What is being asked: Give an exact transcription of every line, dropping the images.
■ ■ ■
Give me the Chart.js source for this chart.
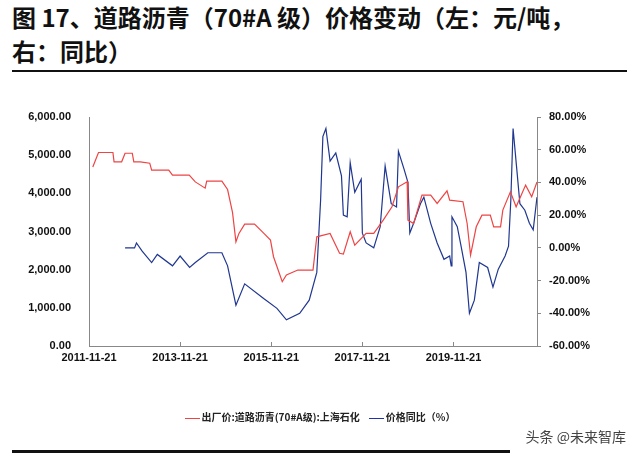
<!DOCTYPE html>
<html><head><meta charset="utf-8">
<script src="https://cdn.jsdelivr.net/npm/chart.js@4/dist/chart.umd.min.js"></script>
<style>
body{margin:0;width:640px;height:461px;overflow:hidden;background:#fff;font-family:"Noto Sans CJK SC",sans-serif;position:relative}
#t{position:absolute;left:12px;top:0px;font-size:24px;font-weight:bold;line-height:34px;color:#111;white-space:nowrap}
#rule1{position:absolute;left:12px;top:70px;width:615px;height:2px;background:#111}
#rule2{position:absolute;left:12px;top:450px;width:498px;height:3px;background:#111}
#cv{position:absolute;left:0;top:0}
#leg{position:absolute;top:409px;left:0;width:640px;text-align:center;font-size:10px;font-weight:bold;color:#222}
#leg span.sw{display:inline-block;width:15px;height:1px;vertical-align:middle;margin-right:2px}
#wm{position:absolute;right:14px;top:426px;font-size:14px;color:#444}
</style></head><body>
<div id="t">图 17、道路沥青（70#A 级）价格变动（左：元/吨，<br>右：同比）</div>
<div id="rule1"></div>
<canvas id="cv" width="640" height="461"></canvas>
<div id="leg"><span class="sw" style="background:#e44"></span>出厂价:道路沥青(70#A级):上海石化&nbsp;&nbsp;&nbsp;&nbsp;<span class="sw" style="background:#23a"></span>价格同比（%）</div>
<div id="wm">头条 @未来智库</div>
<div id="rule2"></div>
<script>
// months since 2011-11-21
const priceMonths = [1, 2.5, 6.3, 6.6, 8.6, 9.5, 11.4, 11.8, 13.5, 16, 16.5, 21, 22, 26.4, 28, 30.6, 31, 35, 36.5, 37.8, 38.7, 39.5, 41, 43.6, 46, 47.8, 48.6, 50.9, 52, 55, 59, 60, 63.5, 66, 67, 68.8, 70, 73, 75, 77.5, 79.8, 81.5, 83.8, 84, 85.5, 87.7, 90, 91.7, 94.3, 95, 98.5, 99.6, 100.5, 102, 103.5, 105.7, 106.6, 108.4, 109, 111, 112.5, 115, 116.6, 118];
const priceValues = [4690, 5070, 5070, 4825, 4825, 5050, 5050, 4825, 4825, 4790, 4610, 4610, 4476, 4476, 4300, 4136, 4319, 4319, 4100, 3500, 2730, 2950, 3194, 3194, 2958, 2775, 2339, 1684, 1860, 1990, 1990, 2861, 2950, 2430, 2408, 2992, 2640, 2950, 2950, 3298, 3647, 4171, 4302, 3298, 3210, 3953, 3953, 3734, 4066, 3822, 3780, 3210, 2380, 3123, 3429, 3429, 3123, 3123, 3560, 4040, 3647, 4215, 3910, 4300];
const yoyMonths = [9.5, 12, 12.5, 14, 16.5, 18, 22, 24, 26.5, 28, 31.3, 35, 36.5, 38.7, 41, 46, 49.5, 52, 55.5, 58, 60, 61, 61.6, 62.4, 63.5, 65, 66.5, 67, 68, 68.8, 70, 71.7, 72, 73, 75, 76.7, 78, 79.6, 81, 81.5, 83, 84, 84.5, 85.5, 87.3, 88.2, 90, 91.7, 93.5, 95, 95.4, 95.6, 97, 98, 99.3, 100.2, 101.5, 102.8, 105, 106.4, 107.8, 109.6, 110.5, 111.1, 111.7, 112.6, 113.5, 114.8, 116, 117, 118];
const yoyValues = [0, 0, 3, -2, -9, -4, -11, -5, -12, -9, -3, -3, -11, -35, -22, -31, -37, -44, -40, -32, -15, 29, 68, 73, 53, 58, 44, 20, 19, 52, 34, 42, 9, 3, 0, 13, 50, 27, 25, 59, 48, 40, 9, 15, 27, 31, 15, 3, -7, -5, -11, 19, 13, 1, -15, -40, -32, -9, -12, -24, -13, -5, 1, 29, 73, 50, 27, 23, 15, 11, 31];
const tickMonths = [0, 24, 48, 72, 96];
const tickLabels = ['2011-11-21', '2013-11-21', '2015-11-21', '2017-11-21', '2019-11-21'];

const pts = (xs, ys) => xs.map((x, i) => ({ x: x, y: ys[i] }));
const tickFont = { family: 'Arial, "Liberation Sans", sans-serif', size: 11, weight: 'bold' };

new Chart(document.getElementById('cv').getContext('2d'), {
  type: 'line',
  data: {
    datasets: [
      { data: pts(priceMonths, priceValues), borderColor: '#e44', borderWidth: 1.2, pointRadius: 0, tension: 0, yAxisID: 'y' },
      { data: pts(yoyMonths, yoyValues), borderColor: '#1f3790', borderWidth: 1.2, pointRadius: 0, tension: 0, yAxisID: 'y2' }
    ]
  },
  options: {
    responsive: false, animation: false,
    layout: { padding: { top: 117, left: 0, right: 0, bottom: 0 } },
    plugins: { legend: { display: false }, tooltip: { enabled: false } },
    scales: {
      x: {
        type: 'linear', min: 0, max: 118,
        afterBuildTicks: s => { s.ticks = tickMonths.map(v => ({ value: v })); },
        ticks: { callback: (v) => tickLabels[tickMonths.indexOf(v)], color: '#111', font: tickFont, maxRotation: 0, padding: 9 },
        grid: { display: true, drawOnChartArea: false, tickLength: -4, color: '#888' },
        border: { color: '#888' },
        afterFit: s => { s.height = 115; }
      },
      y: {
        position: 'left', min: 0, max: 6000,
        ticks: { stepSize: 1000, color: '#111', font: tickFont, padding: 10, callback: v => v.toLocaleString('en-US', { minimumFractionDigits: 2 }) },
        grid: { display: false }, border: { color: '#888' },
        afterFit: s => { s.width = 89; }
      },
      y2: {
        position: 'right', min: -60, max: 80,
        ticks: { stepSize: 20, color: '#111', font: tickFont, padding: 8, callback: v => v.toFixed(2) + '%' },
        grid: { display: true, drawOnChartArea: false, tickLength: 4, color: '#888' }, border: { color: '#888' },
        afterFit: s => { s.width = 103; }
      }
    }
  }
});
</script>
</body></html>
■ ■ ■
Solution to the problem:
Give me the Chart.js source for this chart.
<!DOCTYPE html>
<html><head><meta charset="utf-8">
<script src="https://cdn.jsdelivr.net/npm/chart.js@4/dist/chart.umd.min.js"></script>
<style>
body{margin:0;width:640px;height:461px;overflow:hidden;background:#fff;font-family:"Noto Sans CJK SC",sans-serif;position:relative}
#t{position:absolute;left:12px;top:0px;font-size:24px;font-weight:bold;line-height:34px;color:#111;white-space:nowrap}
#rule1{position:absolute;left:12px;top:70px;width:615px;height:2px;background:#111}
#rule2{position:absolute;left:12px;top:450px;width:498px;height:3px;background:#111}
#cv{position:absolute;left:0;top:0}
#leg{position:absolute;top:409px;left:0;width:640px;text-align:center;font-size:10px;font-weight:bold;color:#222}
#leg span.sw{display:inline-block;width:15px;height:1px;vertical-align:middle;margin-right:2px}
#wm{position:absolute;right:14px;top:426px;font-size:14px;color:#444}
</style></head><body>
<div id="t">图 17、道路沥青（70#A 级）价格变动（左：元/吨，<br>右：同比）</div>
<div id="rule1"></div>
<canvas id="cv" width="640" height="461"></canvas>
<div id="leg"><span class="sw" style="background:#e44"></span>出厂价:道路沥青(70#A级):上海石化&nbsp;&nbsp;&nbsp;&nbsp;<span class="sw" style="background:#23a"></span>价格同比（%）</div>
<div id="wm">头条 @未来智库</div>
<div id="rule2"></div>
<script>
// months since 2011-11-21
const priceMonths = [1, 2.5, 6.3, 6.6, 8.6, 9.5, 11.4, 11.8, 13.5, 16, 16.5, 21, 22, 26.4, 28, 30.6, 31, 35, 36.5, 37.8, 38.7, 39.5, 41, 43.6, 46, 47.8, 48.6, 50.9, 52, 55, 59, 60, 63.5, 66, 67, 68.8, 70, 73, 75, 77.5, 79.8, 81.5, 83.8, 84, 85.5, 87.7, 90, 91.7, 94.3, 95, 98.5, 99.6, 100.5, 102, 103.5, 105.7, 106.6, 108.4, 109, 111, 112.5, 115, 116.6, 118];
const priceValues = [4690, 5070, 5070, 4825, 4825, 5050, 5050, 4825, 4825, 4790, 4610, 4610, 4476, 4476, 4300, 4136, 4319, 4319, 4100, 3500, 2730, 2950, 3194, 3194, 2958, 2775, 2339, 1684, 1860, 1990, 1990, 2861, 2950, 2430, 2408, 2992, 2640, 2950, 2950, 3298, 3647, 4171, 4302, 3298, 3210, 3953, 3953, 3734, 4066, 3822, 3780, 3210, 2380, 3123, 3429, 3429, 3123, 3123, 3560, 4040, 3647, 4215, 3910, 4300];
const yoyMonths = [9.5, 12, 12.5, 14, 16.5, 18, 22, 24, 26.5, 28, 31.3, 35, 36.5, 38.7, 41, 46, 49.5, 52, 55.5, 58, 60, 61, 61.6, 62.4, 63.5, 65, 66.5, 67, 68, 68.8, 70, 71.7, 72, 73, 75, 76.7, 78, 79.6, 81, 81.5, 83, 84, 84.5, 85.5, 87.3, 88.2, 90, 91.7, 93.5, 95, 95.4, 95.6, 97, 98, 99.3, 100.2, 101.5, 102.8, 105, 106.4, 107.8, 109.6, 110.5, 111.1, 111.7, 112.6, 113.5, 114.8, 116, 117, 118];
const yoyValues = [0, 0, 3, -2, -9, -4, -11, -5, -12, -9, -3, -3, -11, -35, -22, -31, -37, -44, -40, -32, -15, 29, 68, 73, 53, 58, 44, 20, 19, 52, 34, 42, 9, 3, 0, 13, 50, 27, 25, 59, 48, 40, 9, 15, 27, 31, 15, 3, -7, -5, -11, 19, 13, 1, -15, -40, -32, -9, -12, -24, -13, -5, 1, 29, 73, 50, 27, 23, 15, 11, 31];
const tickMonths = [0, 24, 48, 72, 96];
const tickLabels = ['2011-11-21', '2013-11-21', '2015-11-21', '2017-11-21', '2019-11-21'];

const pts = (xs, ys) => xs.map((x, i) => ({ x: x, y: ys[i] }));
const tickFont = { family: 'Arial, "Liberation Sans", sans-serif', size: 11, weight: 'bold' };

new Chart(document.getElementById('cv').getContext('2d'), {
  type: 'line',
  data: {
    datasets: [
      { data: pts(priceMonths, priceValues), borderColor: '#e44', borderWidth: 1.2, pointRadius: 0, tension: 0, yAxisID: 'y' },
      { data: pts(yoyMonths, yoyValues), borderColor: '#1f3790', borderWidth: 1.2, pointRadius: 0, tension: 0, yAxisID: 'y2' }
    ]
  },
  options: {
    responsive: false, animation: false,
    layout: { padding: { top: 117, left: 0, right: 0, bottom: 0 } },
    plugins: { legend: { display: false }, tooltip: { enabled: false } },
    scales: {
      x: {
        type: 'linear', min: 0, max: 118,
        afterBuildTicks: s => { s.ticks = tickMonths.map(v => ({ value: v })); },
        ticks: { callback: (v) => tickLabels[tickMonths.indexOf(v)], color: '#111', font: tickFont, maxRotation: 0, padding: 9 },
        grid: { display: true, drawOnChartArea: false, tickLength: -4, color: '#888' },
        border: { color: '#888' },
        afterFit: s => { s.height = 115; }
      },
      y: {
        position: 'left', min: 0, max: 6000,
        ticks: { stepSize: 1000, color: '#111', font: tickFont, padding: 10, callback: v => v.toLocaleString('en-US', { minimumFractionDigits: 2 }) },
        grid: { display: false }, border: { color: '#888' },
        afterFit: s => { s.width = 89; }
      },
      y2: {
        position: 'right', min: -60, max: 80,
        ticks: { stepSize: 20, color: '#111', font: tickFont, padding: 8, callback: v => v.toFixed(2) + '%' },
        grid: { display: true, drawOnChartArea: false, tickLength: 4, color: '#888' }, border: { color: '#888' },
        afterFit: s => { s.width = 103; }
      }
    }
  }
});
</script>
</body></html>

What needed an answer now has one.